BEGIN

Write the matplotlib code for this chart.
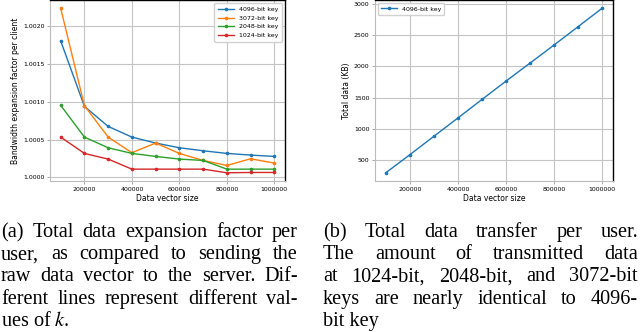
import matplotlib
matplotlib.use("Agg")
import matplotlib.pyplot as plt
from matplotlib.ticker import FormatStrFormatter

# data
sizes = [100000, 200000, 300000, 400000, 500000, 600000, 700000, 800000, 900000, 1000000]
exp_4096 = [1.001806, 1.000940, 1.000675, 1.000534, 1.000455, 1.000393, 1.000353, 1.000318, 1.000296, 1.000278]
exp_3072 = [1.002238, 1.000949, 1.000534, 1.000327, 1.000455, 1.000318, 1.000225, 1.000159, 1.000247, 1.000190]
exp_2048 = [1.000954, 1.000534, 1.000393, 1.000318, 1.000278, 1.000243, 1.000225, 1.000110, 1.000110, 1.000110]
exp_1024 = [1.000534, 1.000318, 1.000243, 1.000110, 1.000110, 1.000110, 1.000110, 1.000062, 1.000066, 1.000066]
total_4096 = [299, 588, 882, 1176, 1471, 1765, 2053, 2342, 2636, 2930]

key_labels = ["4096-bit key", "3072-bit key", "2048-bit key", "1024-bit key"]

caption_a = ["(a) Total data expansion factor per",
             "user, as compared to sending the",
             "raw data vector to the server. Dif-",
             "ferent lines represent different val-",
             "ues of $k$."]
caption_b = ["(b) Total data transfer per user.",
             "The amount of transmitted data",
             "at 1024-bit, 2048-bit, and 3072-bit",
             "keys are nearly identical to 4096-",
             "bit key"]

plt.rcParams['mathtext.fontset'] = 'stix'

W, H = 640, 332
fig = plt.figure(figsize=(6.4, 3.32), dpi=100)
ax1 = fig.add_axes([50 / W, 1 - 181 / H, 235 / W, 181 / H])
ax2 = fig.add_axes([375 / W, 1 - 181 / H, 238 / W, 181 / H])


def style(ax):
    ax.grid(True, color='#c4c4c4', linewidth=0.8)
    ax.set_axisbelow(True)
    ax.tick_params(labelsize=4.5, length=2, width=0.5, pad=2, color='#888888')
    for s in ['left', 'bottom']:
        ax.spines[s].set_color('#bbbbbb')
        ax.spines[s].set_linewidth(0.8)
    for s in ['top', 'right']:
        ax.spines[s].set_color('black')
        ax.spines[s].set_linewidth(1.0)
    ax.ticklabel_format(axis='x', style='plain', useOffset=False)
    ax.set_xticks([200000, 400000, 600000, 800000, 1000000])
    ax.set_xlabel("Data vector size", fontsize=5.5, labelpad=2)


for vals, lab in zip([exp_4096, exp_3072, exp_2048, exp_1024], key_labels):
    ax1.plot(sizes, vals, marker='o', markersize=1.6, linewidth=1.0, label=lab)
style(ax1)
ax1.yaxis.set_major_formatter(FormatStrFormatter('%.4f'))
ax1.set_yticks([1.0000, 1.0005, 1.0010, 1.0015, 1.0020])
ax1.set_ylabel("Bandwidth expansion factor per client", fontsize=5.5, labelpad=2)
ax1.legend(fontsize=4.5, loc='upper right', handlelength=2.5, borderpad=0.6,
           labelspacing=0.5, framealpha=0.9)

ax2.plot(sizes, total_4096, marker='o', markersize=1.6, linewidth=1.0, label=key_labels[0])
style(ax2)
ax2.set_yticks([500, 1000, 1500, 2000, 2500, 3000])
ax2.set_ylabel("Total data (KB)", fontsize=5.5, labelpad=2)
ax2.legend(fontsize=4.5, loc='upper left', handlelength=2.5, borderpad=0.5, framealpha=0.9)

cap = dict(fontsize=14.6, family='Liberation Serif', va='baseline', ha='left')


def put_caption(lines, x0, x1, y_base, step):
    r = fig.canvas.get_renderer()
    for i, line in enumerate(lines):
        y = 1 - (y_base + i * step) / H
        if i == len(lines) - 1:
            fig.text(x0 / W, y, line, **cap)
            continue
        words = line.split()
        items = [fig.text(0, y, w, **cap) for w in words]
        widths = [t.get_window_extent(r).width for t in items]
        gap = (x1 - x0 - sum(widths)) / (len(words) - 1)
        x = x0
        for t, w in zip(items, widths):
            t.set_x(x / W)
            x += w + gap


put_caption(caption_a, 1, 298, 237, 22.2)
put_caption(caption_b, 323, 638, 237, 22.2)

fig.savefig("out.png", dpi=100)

END

▶ **Written problem**: Output all of the data exactly as it stands, minus any images.

▶ **Solution below**:
Write the matplotlib code for this chart.
import matplotlib
matplotlib.use("Agg")
import matplotlib.pyplot as plt
from matplotlib.ticker import FormatStrFormatter

# data
sizes = [100000, 200000, 300000, 400000, 500000, 600000, 700000, 800000, 900000, 1000000]
exp_4096 = [1.001806, 1.000940, 1.000675, 1.000534, 1.000455, 1.000393, 1.000353, 1.000318, 1.000296, 1.000278]
exp_3072 = [1.002238, 1.000949, 1.000534, 1.000327, 1.000455, 1.000318, 1.000225, 1.000159, 1.000247, 1.000190]
exp_2048 = [1.000954, 1.000534, 1.000393, 1.000318, 1.000278, 1.000243, 1.000225, 1.000110, 1.000110, 1.000110]
exp_1024 = [1.000534, 1.000318, 1.000243, 1.000110, 1.000110, 1.000110, 1.000110, 1.000062, 1.000066, 1.000066]
total_4096 = [299, 588, 882, 1176, 1471, 1765, 2053, 2342, 2636, 2930]

key_labels = ["4096-bit key", "3072-bit key", "2048-bit key", "1024-bit key"]

caption_a = ["(a) Total data expansion factor per",
             "user, as compared to sending the",
             "raw data vector to the server. Dif-",
             "ferent lines represent different val-",
             "ues of $k$."]
caption_b = ["(b) Total data transfer per user.",
             "The amount of transmitted data",
             "at 1024-bit, 2048-bit, and 3072-bit",
             "keys are nearly identical to 4096-",
             "bit key"]

plt.rcParams['mathtext.fontset'] = 'stix'

W, H = 640, 332
fig = plt.figure(figsize=(6.4, 3.32), dpi=100)
ax1 = fig.add_axes([50 / W, 1 - 181 / H, 235 / W, 181 / H])
ax2 = fig.add_axes([375 / W, 1 - 181 / H, 238 / W, 181 / H])


def style(ax):
    ax.grid(True, color='#c4c4c4', linewidth=0.8)
    ax.set_axisbelow(True)
    ax.tick_params(labelsize=4.5, length=2, width=0.5, pad=2, color='#888888')
    for s in ['left', 'bottom']:
        ax.spines[s].set_color('#bbbbbb')
        ax.spines[s].set_linewidth(0.8)
    for s in ['top', 'right']:
        ax.spines[s].set_color('black')
        ax.spines[s].set_linewidth(1.0)
    ax.ticklabel_format(axis='x', style='plain', useOffset=False)
    ax.set_xticks([200000, 400000, 600000, 800000, 1000000])
    ax.set_xlabel("Data vector size", fontsize=5.5, labelpad=2)


for vals, lab in zip([exp_4096, exp_3072, exp_2048, exp_1024], key_labels):
    ax1.plot(sizes, vals, marker='o', markersize=1.6, linewidth=1.0, label=lab)
style(ax1)
ax1.yaxis.set_major_formatter(FormatStrFormatter('%.4f'))
ax1.set_yticks([1.0000, 1.0005, 1.0010, 1.0015, 1.0020])
ax1.set_ylabel("Bandwidth expansion factor per client", fontsize=5.5, labelpad=2)
ax1.legend(fontsize=4.5, loc='upper right', handlelength=2.5, borderpad=0.6,
           labelspacing=0.5, framealpha=0.9)

ax2.plot(sizes, total_4096, marker='o', markersize=1.6, linewidth=1.0, label=key_labels[0])
style(ax2)
ax2.set_yticks([500, 1000, 1500, 2000, 2500, 3000])
ax2.set_ylabel("Total data (KB)", fontsize=5.5, labelpad=2)
ax2.legend(fontsize=4.5, loc='upper left', handlelength=2.5, borderpad=0.5, framealpha=0.9)

cap = dict(fontsize=14.6, family='Liberation Serif', va='baseline', ha='left')


def put_caption(lines, x0, x1, y_base, step):
    r = fig.canvas.get_renderer()
    for i, line in enumerate(lines):
        y = 1 - (y_base + i * step) / H
        if i == len(lines) - 1:
            fig.text(x0 / W, y, line, **cap)
            continue
        words = line.split()
        items = [fig.text(0, y, w, **cap) for w in words]
        widths = [t.get_window_extent(r).width for t in items]
        gap = (x1 - x0 - sum(widths)) / (len(words) - 1)
        x = x0
        for t, w in zip(items, widths):
            t.set_x(x / W)
            x += w + gap


put_caption(caption_a, 1, 298, 237, 22.2)
put_caption(caption_b, 323, 638, 237, 22.2)

fig.savefig("out.png", dpi=100)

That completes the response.